When tasked with evaluating employee performance, it’s easy for supervisors to go with their gut instinct about who is “good” at their job, and who is not. But if you interrogate those impressions a bit, you’ll likely find that they have a pretty flimsy basis: they may just be based on a recent positive encounter that the supervisor had with the employee; or perhaps it’s because the employee’s department produced great results in the last quarter; or maybe the supervisor is just in a good mood and feeling generous that day.
Regardless, both experienced and first-time supervisors have inherent biases that can negatively impact the way they evaluate employees. Proper evaluation requires real evidence that supports the supervisor’s impression of how employees do their jobs — and that real evidence can only come from performance observation. In our supervisor training course, perfect for both new supervisors training sessions or a skill refresh for veteran supervisors, we dive deep to help supervisors truly understand and internalize the importance of evidence-gathering before evaluating employees.
But there’s a subtle distinction here, one that many supervisors miss. The fact is, evidence comes in many different forms, and not all of them are reliable indicators of how well an employee is doing their job. Some supervisors, especially first-time supervisors who are not yet particularly comfortable with intraoffice dynamics, prefer to study activity reports, spreadsheets and work-flow charts as their evidence. This, as surprising as it may seem to many supervisors, is a big mistake. Sitting at a desk behind closed doors poring over paperwork prevents supervisors from seeing with their own eyes how workers behave and what they actually do during their shift — and this latter part is, in fact, far more telling than the former.
The simple truth is that there is no substitute for directly observing employees’ performance. Of course, results matter a great deal as well, but by focusing solely on what supervisors see on paper, they may end up giving undue praise to certain employees, and making their best workers feel underappreciated (and, in turn, seek other employment). According to Dick Grote, a prominent researcher in the field who has consulted for many Fortune 500 companies, performance should always be based on the combination of two things: results and behavior. While results are easy for any supervisor to see by scanning the numbers, behavior is a far more difficult aspect to evaluate. However, it is an invaluable tool to assess workers’ skills, motivations, and attitudes toward their job, which is why our supervisor training course provides supervisors with the skills and structure they need to master the task.
For example, imagine that an employee is tasked with a project and delivers the supervisor an exemplary final product. A first-time supervisor might be tempted to give all the credit to that person based on the work in front of them. However, had they been out on the floor, observing employee performance, they would have seen that actually several employees collaborated on the project, and much of the exemplary work came from others on the team. Or, take the case of an employee who is constantly turning in work late. On paper, a supervisor might fault this employee. But through performance observation, they might see that the reason the employee doesn’t have time to finish their work is because they are constantly assisting other employees and taking on new tasks to help others. All of this is vital information when it comes to making employees feel valued and motivating them to do their very best work.

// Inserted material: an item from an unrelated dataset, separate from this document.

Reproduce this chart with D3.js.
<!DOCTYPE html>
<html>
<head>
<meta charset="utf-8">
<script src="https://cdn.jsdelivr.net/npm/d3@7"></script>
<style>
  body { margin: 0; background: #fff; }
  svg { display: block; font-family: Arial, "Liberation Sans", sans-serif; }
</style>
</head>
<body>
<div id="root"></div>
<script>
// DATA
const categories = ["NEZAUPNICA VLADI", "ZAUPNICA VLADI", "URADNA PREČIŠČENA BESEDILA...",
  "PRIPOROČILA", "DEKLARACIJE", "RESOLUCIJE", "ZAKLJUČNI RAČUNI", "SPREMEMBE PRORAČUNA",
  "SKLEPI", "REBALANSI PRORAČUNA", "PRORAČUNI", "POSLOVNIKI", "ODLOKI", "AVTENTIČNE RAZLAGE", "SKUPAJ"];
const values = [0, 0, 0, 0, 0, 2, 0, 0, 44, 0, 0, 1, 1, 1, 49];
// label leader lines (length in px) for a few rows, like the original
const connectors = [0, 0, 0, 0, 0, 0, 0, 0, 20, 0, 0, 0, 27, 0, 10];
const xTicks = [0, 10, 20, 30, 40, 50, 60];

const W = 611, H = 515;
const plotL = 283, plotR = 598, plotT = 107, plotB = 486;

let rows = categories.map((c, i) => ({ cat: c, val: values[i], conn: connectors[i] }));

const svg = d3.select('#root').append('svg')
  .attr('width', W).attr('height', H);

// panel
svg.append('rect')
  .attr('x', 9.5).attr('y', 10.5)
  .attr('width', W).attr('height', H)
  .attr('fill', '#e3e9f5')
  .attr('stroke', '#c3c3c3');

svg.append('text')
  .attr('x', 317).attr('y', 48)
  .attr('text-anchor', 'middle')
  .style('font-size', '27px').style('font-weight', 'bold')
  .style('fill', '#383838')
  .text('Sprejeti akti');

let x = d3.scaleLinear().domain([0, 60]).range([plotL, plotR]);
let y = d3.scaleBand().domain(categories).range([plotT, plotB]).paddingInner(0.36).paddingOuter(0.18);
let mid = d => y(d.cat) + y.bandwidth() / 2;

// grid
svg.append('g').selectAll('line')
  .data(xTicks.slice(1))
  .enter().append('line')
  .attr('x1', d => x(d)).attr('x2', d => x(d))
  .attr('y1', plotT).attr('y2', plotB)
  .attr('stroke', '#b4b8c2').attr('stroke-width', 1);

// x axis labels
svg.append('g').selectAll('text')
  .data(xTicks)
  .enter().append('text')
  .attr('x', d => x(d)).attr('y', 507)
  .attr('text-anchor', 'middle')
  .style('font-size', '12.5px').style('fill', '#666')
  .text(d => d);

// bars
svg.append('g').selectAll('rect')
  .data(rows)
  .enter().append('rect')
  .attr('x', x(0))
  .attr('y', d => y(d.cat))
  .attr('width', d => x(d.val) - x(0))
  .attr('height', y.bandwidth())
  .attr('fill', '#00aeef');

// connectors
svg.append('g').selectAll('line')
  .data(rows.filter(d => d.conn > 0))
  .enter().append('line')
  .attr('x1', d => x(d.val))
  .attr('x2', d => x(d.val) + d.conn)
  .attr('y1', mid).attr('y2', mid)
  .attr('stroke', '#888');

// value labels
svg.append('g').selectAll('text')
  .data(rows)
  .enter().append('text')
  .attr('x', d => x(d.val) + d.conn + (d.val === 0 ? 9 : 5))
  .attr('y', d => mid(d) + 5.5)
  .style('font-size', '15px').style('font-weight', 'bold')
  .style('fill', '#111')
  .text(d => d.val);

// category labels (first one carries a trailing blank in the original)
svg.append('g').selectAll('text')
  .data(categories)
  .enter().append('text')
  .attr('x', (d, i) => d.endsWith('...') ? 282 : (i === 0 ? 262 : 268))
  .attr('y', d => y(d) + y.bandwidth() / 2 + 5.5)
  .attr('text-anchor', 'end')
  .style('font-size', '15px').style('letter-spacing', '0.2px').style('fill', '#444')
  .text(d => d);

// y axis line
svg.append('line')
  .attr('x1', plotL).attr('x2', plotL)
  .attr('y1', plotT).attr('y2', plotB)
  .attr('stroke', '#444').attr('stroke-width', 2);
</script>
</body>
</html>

The bottom line, which should be drilled home in every new supervisors training program, is this: performance observation cannot rely on a single source, but needs to encompass a variety of different areas. The best way to consistently and fairly observe performance is to devise a standard system that covers everything supervisors should look for. Supervisors need not only assess work quality, but also evaluate other important aspects like conduct, appearance, vitality, attitude and eagerness to learn.

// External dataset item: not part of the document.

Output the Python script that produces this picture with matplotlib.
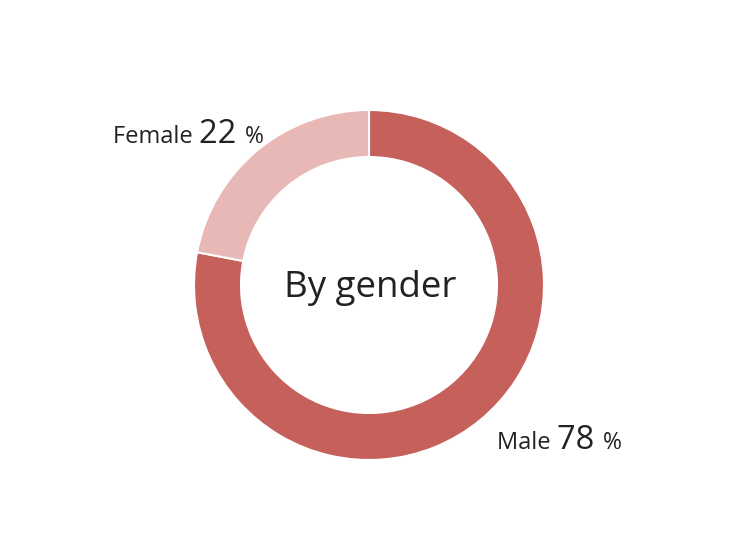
import matplotlib
matplotlib.use("Agg")
import matplotlib.pyplot as plt

# data
labels = ["Male", "Female"]
shares = [78, 22]
colors = ["#c6605a", "#e7b8b6"]
center_title = "By gender"

plt.rcParams['font.family'] = ['Open Sans', 'DejaVu Sans']
TXT = "#222222"

fig = plt.figure(figsize=(7.5, 5.5), dpi=100)
ax = fig.add_axes([0, 0, 1, 1])

cx, cy, r_out, ring = 369, 285, 175, 47
# y axis is inverted below, so start at -90 and go counterclockwise in data
# coords to get a clockwise ring from 12 o'clock on screen
ax.pie(shares, colors=colors, startangle=-90, counterclock=True,
       center=(cx, cy), radius=r_out,
       wedgeprops=dict(width=ring, edgecolor='white', linewidth=1.5))
ax.set_xlim(0, 750)
ax.set_ylim(550, 0)
ax.set_aspect('equal')
ax.axis('off')

ax.text(cx + 1, 297, center_title, fontsize=26.4, color=TXT, ha='center', va='baseline')


def label(x, y, name, value):
    # name + big number + small %, all on one baseline
    fig.canvas.draw()
    r = fig.canvas.get_renderer()
    t = ax.text(x, y, name + " ", fontsize=17, color=TXT, va='baseline')
    bb = t.get_window_extent(r)
    x2 = ax.transData.inverted().transform((bb.x1, 0))[0]
    t2 = ax.text(x2, y, f"{value} ", fontsize=23.5, color=TXT, va='baseline')
    bb2 = t2.get_window_extent(r)
    x3 = ax.transData.inverted().transform((bb2.x1, 0))[0]
    ax.text(x3, y, "%", fontsize=16.5, color=TXT, va='baseline')


label(113, 143, labels[1], shares[1])
label(497, 449, labels[0], shares[0])

fig.savefig("out.png", dpi=100)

Applying a consistent set of criteria to every employee ensures that supervisors observe performance with a fair-minded focus on what matters most. It also enables them to compare employees’ actions and behavior based on observable standards of excellence. By the end of skill 1 in our supervisor training course, every supervisor, from first-time supervisors to those who have been supervising for decades, will be able to devise their own system for fair and successful employee observation.